Business Materials 18 June 2013 18:21 (UTC +04:00)
Standard & Poor's Ratings Services today assigned its 'B' long-term corporate credit rating to Azerbaijan-based diversified company Baghlan Group FZCO. The outlook is stable, Standard & Poor's said today.
Standard & Poor's assigns rating to another Azerbaijani company

Azerbaijan, Baku, June 18 / Trend A. Akhundov /

Standard & Poor's Ratings Services today assigned its 'B' long-term corporate credit rating to Azerbaijan-based diversified company Baghlan Group FZCO. The outlook is stable, Standard & Poor's said today.

The rating reflects our assessment of Baghlan's business risk as vulnerable and its financial risk as aggressive.

Baghlan generated Azerbaijan manat (AZN) 144 million (about €137 million) in adjusted EBITDA in 2012. It operates in five key segments: freight forwarding, public transportation, construction project management, equipment trading, and oil and gas.

The rating is constrained by Baghlan's position as a small player that relies heavily on a limited number of large contracts. These are mainly in road construction for the government-related Azeryolservice and in freight forwarding, where the company enjoys a hefty 50% discount from Azerbaijan Railways thanks to accumulating large transportation volumes. Any changes to these contracts could significantly affect Baghlan's profits or cash flow, in our view. Baghlan also faces large working capital fluctuations (notably related to the road construction project), which may pressure cash flows and liquidity, despite some cushioning from its back-to-back structuring with suppliers. Lastly, Baghlan is undertaking a new oil and gas project that will require sizable capital expenditures and may be subject to execution risks, the statement said.

On the upside, Baghlan benefits from diversification by business segment and favorable profitability levels under its existing contracts. Azerbaijan's developing business environment currently creates barriers to entry to Baghlan's key niche markets, although this could change in the future. Baghlan's debt of AZN233 million on Dec. 31, 2012, is quite manageable. In our base-case scenario, we assume that the company will maintain its generally prudent approach to leverage. Baghlan's invests in its oil and gas project via a production sharing agreement, which helps it to share capital expenditures with its partners and enables it to recover investments relatively quickly when production increases are achieved. The company's projects in other segments require only small maintenance capital expenditures, the statement said.

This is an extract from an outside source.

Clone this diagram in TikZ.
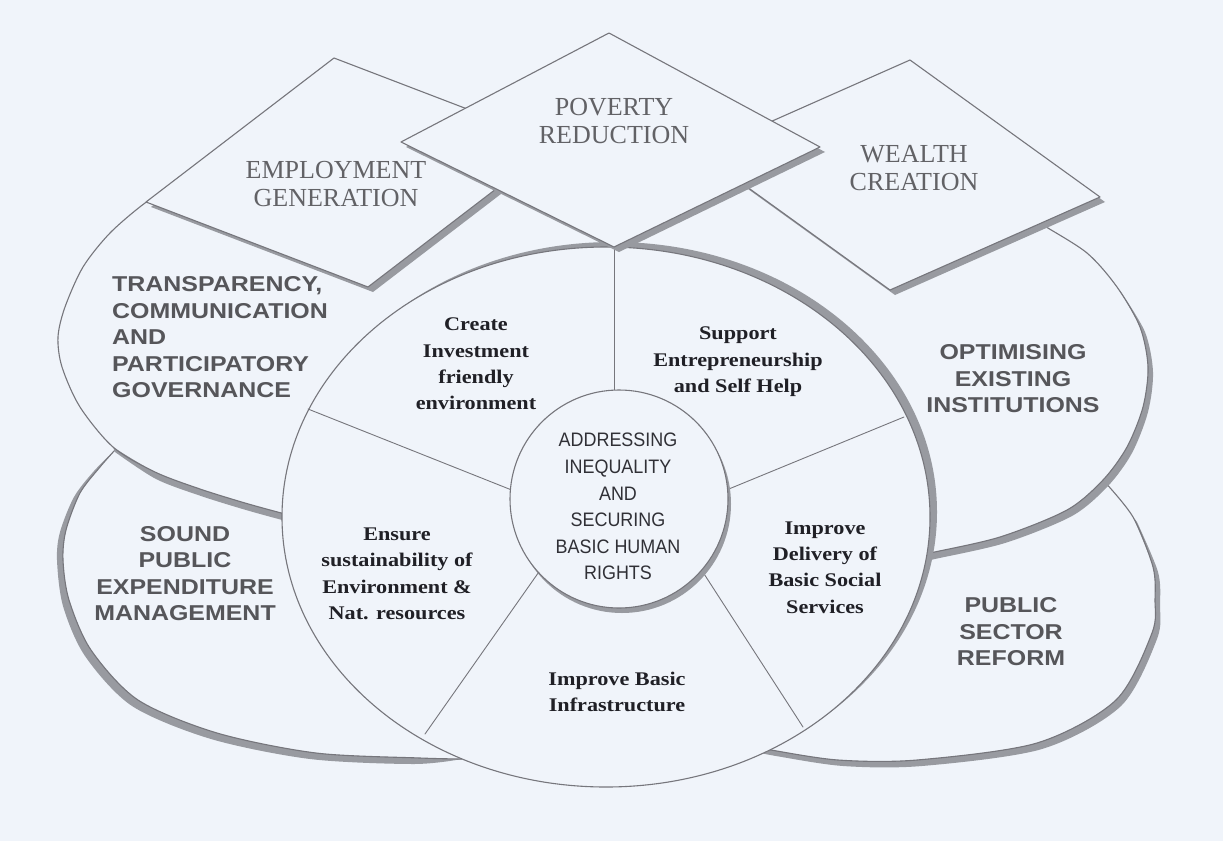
\documentclass[tikz,border=0pt]{standalone}
\usepackage{graphicx}
\usepackage{fontspec}
\setmainfont{Liberation Serif}
\newfontfamily\arialfont{Liberation Sans}
\definecolor{bgc}{RGB}{240,244,250}
\definecolor{lineg}{RGB}{118,118,124}
\definecolor{shadg}{RGB}{152,154,160}
\definecolor{dtext}{RGB}{98,98,102}
\definecolor{btext}{RGB}{86,86,90}
\definecolor{itext}{RGB}{32,32,38}
\definecolor{ctext}{RGB}{48,48,54}
\newcommand\widebox[3]{\scalebox{#1}[1]{\begin{tabular}{@{}#2@{}}#3\end{tabular}}}
\begin{document}
\begin{tikzpicture}[x=1pt,y=-1pt,line join=round,line cap=round,
  outl/.style={draw=lineg,line width=1.1pt},
  shad/.style={fill=shadg},
  spoke/.style={draw=lineg,line width=0.9pt},
  dlabel/.style={inner sep=0pt,text=dtext,font=\fontsize{26}{28}\selectfont},
  blabel/.style={inner sep=0pt,text=btext,font=\arialfont\bfseries\fontsize{21.5}{26.5}\selectfont},
  ilabel/.style={inner sep=0pt,text=itext,font=\bfseries\fontsize{19.3}{26.3}\selectfont},
  clabel/.style={inner sep=0pt,text=ctext,font=\arialfont\fontsize{19.5}{26.6}\selectfont}]
\fill[bgc] (0,0) rectangle (1223,841);
\useasboundingbox (0,0) rectangle (1223,841);

% ---- SOUND PUBLIC EXPENDITURE ellipse (lower left)
\fill[shad] plot[smooth] coordinates {(115,450) (100,467) (80,493) (66,530) (63,560) (69,600) (91,650) (138,700) (217,733) (316,753) (420,758) (462,759)}
  -- plot[smooth] coordinates {(462,759) (414,764) (310,759) (211,739) (132,706) (85,656) (63,606) (57,560) (60,532) (74,497) (94,471) (115,450)} -- cycle;
\draw[outl] plot[smooth] coordinates {(115,450) (100,467) (80,493) (66,530) (63,560) (69,600) (91,650) (138,700) (217,733) (316,753) (420,758) (462,759)};

% ---- PUBLIC SECTOR REFORM ellipse (lower right)
\fill[shad] plot[smooth] coordinates {(1133,517) (1153,567) (1155,600) (1152,633) (1116,700) (1037,743) (917,760) (838,760) (771,750) (752,746)}
  -- plot[smooth] coordinates {(757,752) (776,756) (843,766) (922,766) (1042,749) (1121,706) (1157,639) (1160,605) (1158,572) (1137,522)} -- cycle;
\draw[outl] plot[smooth] coordinates {(1103,480) (1133,517) (1153,567) (1155,600) (1152,633) (1116,700) (1037,743) (917,760) (838,760) (771,750) (752,746)};

% ---- TRANSPARENCY ellipse (upper left)
\fill[shad] plot[smooth] coordinates {(113,447) (155,472) (200,489) (245,503) (285,514) (305,519)}
  -- plot[smooth] coordinates {(306,526) (286,521) (246,510) (201,496) (156,479) (115,452)} -- cycle;
\draw[outl] plot[smooth] coordinates {(165,193) (145,203) (110,233) (83,267) (65,307) (58,337) (62,367) (80,407) (113,447) (155,472) (200,489) (245,503) (285,514) (305,519)};

% ---- OPTIMISING ellipse (upper right)
\fill[shad] plot[smooth] coordinates {(1117,287) (1140,327) (1148,367) (1143,407) (1127,447) (1103,480) (1067,510) (1000,537) (930,553) (912,557)}
  -- plot[smooth] coordinates {(917,563) (935,559) (1005,543) (1072,516) (1108,486) (1132,453) (1148,412) (1153,372) (1145,332) (1121,292)} -- cycle;
\draw[outl] plot[smooth] coordinates {(1035,219) (1043,225) (1087,253) (1117,287) (1140,327) (1148,367) (1143,407) (1127,447) (1103,480) (1067,510) (1000,537) (930,553) (912,557)};

% ---- central ellipse
\coordinate (cc) at (606,517);
\fill[shad] ([shift={(7,-5)}]cc) ellipse [x radius=324, y radius=270];
\draw[outl,fill=bgc] (cc) ellipse [x radius=324, y radius=270];

% spokes
\coordinate (povbot) at (614,247);
\coordinate (sctop) at (614,390);
\coordinate (ulo) at (308,409); \coordinate (uli) at (510.4,489.5);
\coordinate (uro) at (904,417); \coordinate (uri) at (727.6,489.5);
\coordinate (llo) at (425,734); \coordinate (lli) at (538.5,572.5);
\coordinate (lro) at (803,727); \coordinate (lri) at (701.6,570.1);
\draw[spoke] (povbot) -- (sctop);
\draw[spoke] (ulo) -- (uli);
\draw[spoke] (uro) -- (uri);
\draw[spoke] (llo) -- (lli);
\draw[spoke] (lro) -- (lri);

% small central circle
\coordinate (sc) at (619,499);
\fill[shad] ([shift={(3,5)}]sc) circle [radius=109];
\draw[outl,fill=bgc] (sc) circle [radius=109];

% ---- diamonds
\coordinate (et) at (334,58);  \coordinate (er) at (556,143);
\coordinate (eb) at (368,287); \coordinate (el) at (146,202);
\coordinate (wt) at (910,60);  \coordinate (wr) at (1100,197);
\coordinate (wb) at (890,290); \coordinate (wl) at (700,153);
\coordinate (pt) at (609,33);  \coordinate (pr) at (820,147);
\coordinate (pb) at (614,247); \coordinate (pl) at (401,142);
\fill[shad] ([shift={(5,5)}]et) -- ([shift={(5,5)}]er) -- ([shift={(5,5)}]eb) -- ([shift={(5,5)}]el) -- cycle;
\draw[outl,fill=bgc] (et) -- (er) -- (eb) -- (el) -- cycle;
\fill[shad] ([shift={(5,5)}]wt) -- ([shift={(5,5)}]wr) -- ([shift={(5,5)}]wb) -- ([shift={(5,5)}]wl) -- cycle;
\draw[outl,fill=bgc] (wt) -- (wr) -- (wb) -- (wl) -- cycle;
\fill[shad] ([shift={(5,5)}]pt) -- ([shift={(5,5)}]pr) -- ([shift={(5,5)}]pb) -- ([shift={(5,5)}]pl) -- cycle;
\draw[outl,fill=bgc] (pt) -- (pr) -- (pb) -- (pl) -- cycle;

% ---- labels
\node[dlabel] (emp) at (336,186.5) {\widebox{1}{c}{EMPLOYMENT\\GENERATION}};
\node[dlabel] (pov) at (614,124) {\widebox{1}{c}{POVERTY\\REDUCTION}};
\node[dlabel] (wea) at (914,171) {\widebox{1}{c}{WEALTH\\CREATION}};

\node[blabel,anchor=west] (trans) at (112,339.5) {\widebox{1.16}{l}{TRANSPARENCY,\\COMMUNICATION\\AND\\PARTICIPATORY\\GOVERNANCE}};
\node[blabel] (opt) at (1013,380.7) {\widebox{1.16}{c}{OPTIMISING\\EXISTING\\INSTITUTIONS}};
\node[blabel] (sound) at (185,575.7) {\widebox{1.16}{c}{SOUND\\PUBLIC\\EXPENDITURE\\MANAGEMENT}};
\node[blabel] (psr) at (1011,634) {\widebox{1.16}{c}{PUBLIC\\SECTOR\\REFORM}};

\node[ilabel] (create) at (476,365) {\widebox{1.15}{c}{Create\\Investment\\friendly\\environment}};
\node[ilabel] (support) at (738,361) {\widebox{1.15}{c}{Support\\Entrepreneurship\\and Self Help}};
\node[ilabel] (ensure) at (397,574.7) {\widebox{1.15}{c}{Ensure\\sustainability of\\Environment \&\\Nat. resources}};
\node[ilabel] (deliv) at (825,568.5) {\widebox{1.15}{c}{Improve\\Delivery of\\Basic Social\\Services}};
\node[ilabel] (infra) at (617,693) {\widebox{1.15}{c}{Improve Basic\\Infrastructure}};

\node[clabel] (core) at (618,508) {\widebox{0.92}{c}{ADDRESSING\\INEQUALITY\\AND\\SECURING\\BASIC HUMAN\\RIGHTS}};
\end{tikzpicture}
\end{document}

The stable outlook reflects our expectation that Baghlan will maintain manageable liquidity over the next few years, and avoid any further large working capital outlays or any deterioration in the key terms of its largest contracts. We expect Baghlan to maintain healthy headroom under the covenant that limits its ratio of debt to EBITDA at 2.5x. We have not factored any major debt-financed acquisitions into our base-case scenario.

"We could consider lowering the rating on Baghlan if we observed a squeeze on liquidity, a significant negative change in the profitability of key contracts, or the company made large debt-financed acquisitions. We have not factored these possibilities into our base-case scenario, however," the statement said.

According to Standard & Poor's, rating upside is limited in the short to medium term because of the company's limited size and the inherent high volatility in its business.